Near as I can figure, Wade Phillips' biggest p.r. problem is that he doesn't scream enough to satisfy the masses..
What a damning criticism. While we're piling on, let me also note that he's not a particularly snappy dresser. There. Guess we told you, Wade.
Allow me to suggest--in a quiet, calm voice--that some of us need to stop squawking about Coach Phillips' reluctance to throw a sideline hissy-fit or to publicly berate players. Like those are bad things? Coaching is business management. Just as a wide range of personal managerial styles can be effective, so too can successful, even championship, coaches come in all styles and demeanors. Yes, Vince Lombardi got it done. So did Tony Dungy. Jimmy Johnson got it done. So did Tom Landry.
The stereotype of the maniacal, spittle-spewing, over-the-top Coach As Intimidator is as much a part of the modern fabric of American football as the remote control channel-changer. Both The Screamer and the remote advance our enjoyment of the sport as spectators. But while both have their utility, neither is absolutely necessary.
The truth is that football players at every level will respond to an almost unlimited number of coaching styles, on one condition: They won't tolerate a phony. Players can read a poseur like Peyton Manning can read Cover Two. It's all about personal authenticity. Vince Lombardi as the Dalai Lama wouldn't fly. Neither would Wade Phillips as Mike Singetary or Rex Ryan.
Coach Phillips is a genuinely nice man. Should he apologize? If so, should he also apologize for being one of the top defensive minds in the game? Should he apologize for his vast experience and coaching pedigree?

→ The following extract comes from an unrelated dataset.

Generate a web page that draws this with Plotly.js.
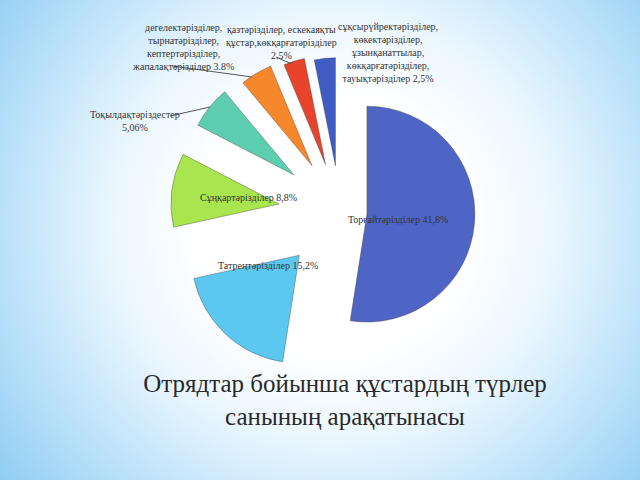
<!DOCTYPE html>
<html><head><meta charset="utf-8">
<script src="https://cdn.plot.ly/plotly-3.0.1.min.js"></script>
<style>
html,body{margin:0;padding:0;width:640px;height:480px;overflow:hidden;}
body{background: radial-gradient(ellipse 70% 90% at 52% 47%, #ffffff 30%, #eaf6fe 50%, #b8e0f9 75%, #86c8f2 100%);}
#chart{width:640px;height:480px;}
</style></head><body><div id="chart"></div>
<script>
const categories = [
  'Торғайтәрізділер',
  'Татреңтәрізділер',
  'Сұңқартәрізділер',
  'Тоқылдақтәріздестер',
  'дегелектәрізділер,\nтырнатәрізділер,\nкептертәрізділер,\nжапалақтәрізділер',
  'қазтәрізділер, ескекаяқты\nқұстар,көкқарғатәрізділер',
  'сұқсырүйректәрізділер,\nкөкектәрізділер,\nұзынқанаттылар,\nкөкқарғатәрізділер,\nтауықтәрізділер'
];
const values = [41.8, 15.2, 8.8, 5.06, 3.8, 2.5, 2.5];
const valueLabels = ['41,8%', '15,2%', '8,8%', '5,06%', '3.8%', '2.5%', '2,5%'];
const titleText = 'Отрядтар бойынша құстардың түрлер<br>санының арақатынасы';

const colors = ['#4f65c6', '#5cc8ef', '#a9e54f', '#5dcfb0', '#f7872b', '#e8432b', '#3f5cc4'];
const seps = [' ', ' ', ' ', '\n', ' ', '\n', ' '];
const labelPos = [[398,220],[268,265],[248,197],[135,121],[183,47],[281,42],[388,53]];

const W = 640, H = 480;
const annotations = categories.map((c, i) => ({
  text: (c + seps[i] + valueLabels[i]).split('\n').join('<br>'),
  x: labelPos[i][0] / W, y: 1 - labelPos[i][1] / H,
  xref: 'paper', yref: 'paper', xanchor: 'center', yanchor: 'middle',
  showarrow: false, align: 'center',
  font: {family: 'Liberation Serif', size: 10, color: '#333333'}
}));

const leader = (x0, y0, x1, y1) => ({type: 'line', xref: 'paper', yref: 'paper',
  x0: x0 / W, y0: 1 - y0 / H, x1: x1 / W, y1: 1 - y1 / H,
  line: {color: '#555555', width: 1}});

const trace = {
  type: 'pie',
  labels: categories,
  values: values,
  sort: false,
  direction: 'clockwise',
  rotation: 0,
  pull: [0.25, 0.55, 0.57, 0.55, 0.5, 0.46, 0.43],
  textinfo: 'none',
  hoverinfo: 'none',
  showlegend: false,
  marker: {colors: colors, line: {color: 'rgba(60,60,60,0.55)', width: 0.7}},
  domain: {x: [170.5 / W, 509.5 / W], y: [1 - 381.5 / H, 1 - 42.5 / H]}
};

const layout = {
  width: W, height: H,
  margin: {l: 0, r: 0, t: 0, b: 0},
  paper_bgcolor: 'rgba(0,0,0,0)',
  plot_bgcolor: 'rgba(0,0,0,0)',
  showlegend: false,
  title: {text: titleText, x: 345 / W, y: 1 - 392 / H, xanchor: 'center', yanchor: 'middle',
    font: {family: 'Liberation Serif', size: 25, color: '#2a2a2a'}},
  annotations: annotations,
  shapes: [leader(172, 66, 252, 77), leader(170, 116, 210, 107), leader(276, 57, 292, 64)]
};

Plotly.newPlot('chart', [trace], layout, {staticPlot: true, displayModeBar: false});
</script></body></html>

Should he apologize for the fact that his players respect--and, yes, horror of horrors--generally like him?
The public perception of Coach Phillips is that his players walk on and over him. Wrong. The public perception is that any mistake made by any player at any time results solely from a lack of fear of the head coach. Absurd.
A coach, like any boss, has to be himself. Respect starts with personal genuineness. Wade Phillips trying to be Bill Cowher? I don't think so. Think about your own work and/or athletic career. My guess is that you've responded positively to a spectrum of leadership styles, and rejected just as many. There is no doubt that fear can be an amazingly effective short-term human motivator. But in the big picture, when chasing big goals, the carrot trumps the stick.
This is not a blind defense of Coach Phillips. His stress levels can be all too evident during crises. His reaction to criticism is often uncomfortably defensive and contradictory. The division of labor on his staff is not always well-defined. His postseason record, last year's win over the Eagles notwithstanding, "is what it is."
But the idea that Wade Phillips is too nice to succeed? Please. Anyone who has witnessed a Cowboy practice knows he can get in a player's face with obvious serious intent when necessary.
He does, however, frequently need to do something about his wardrobe.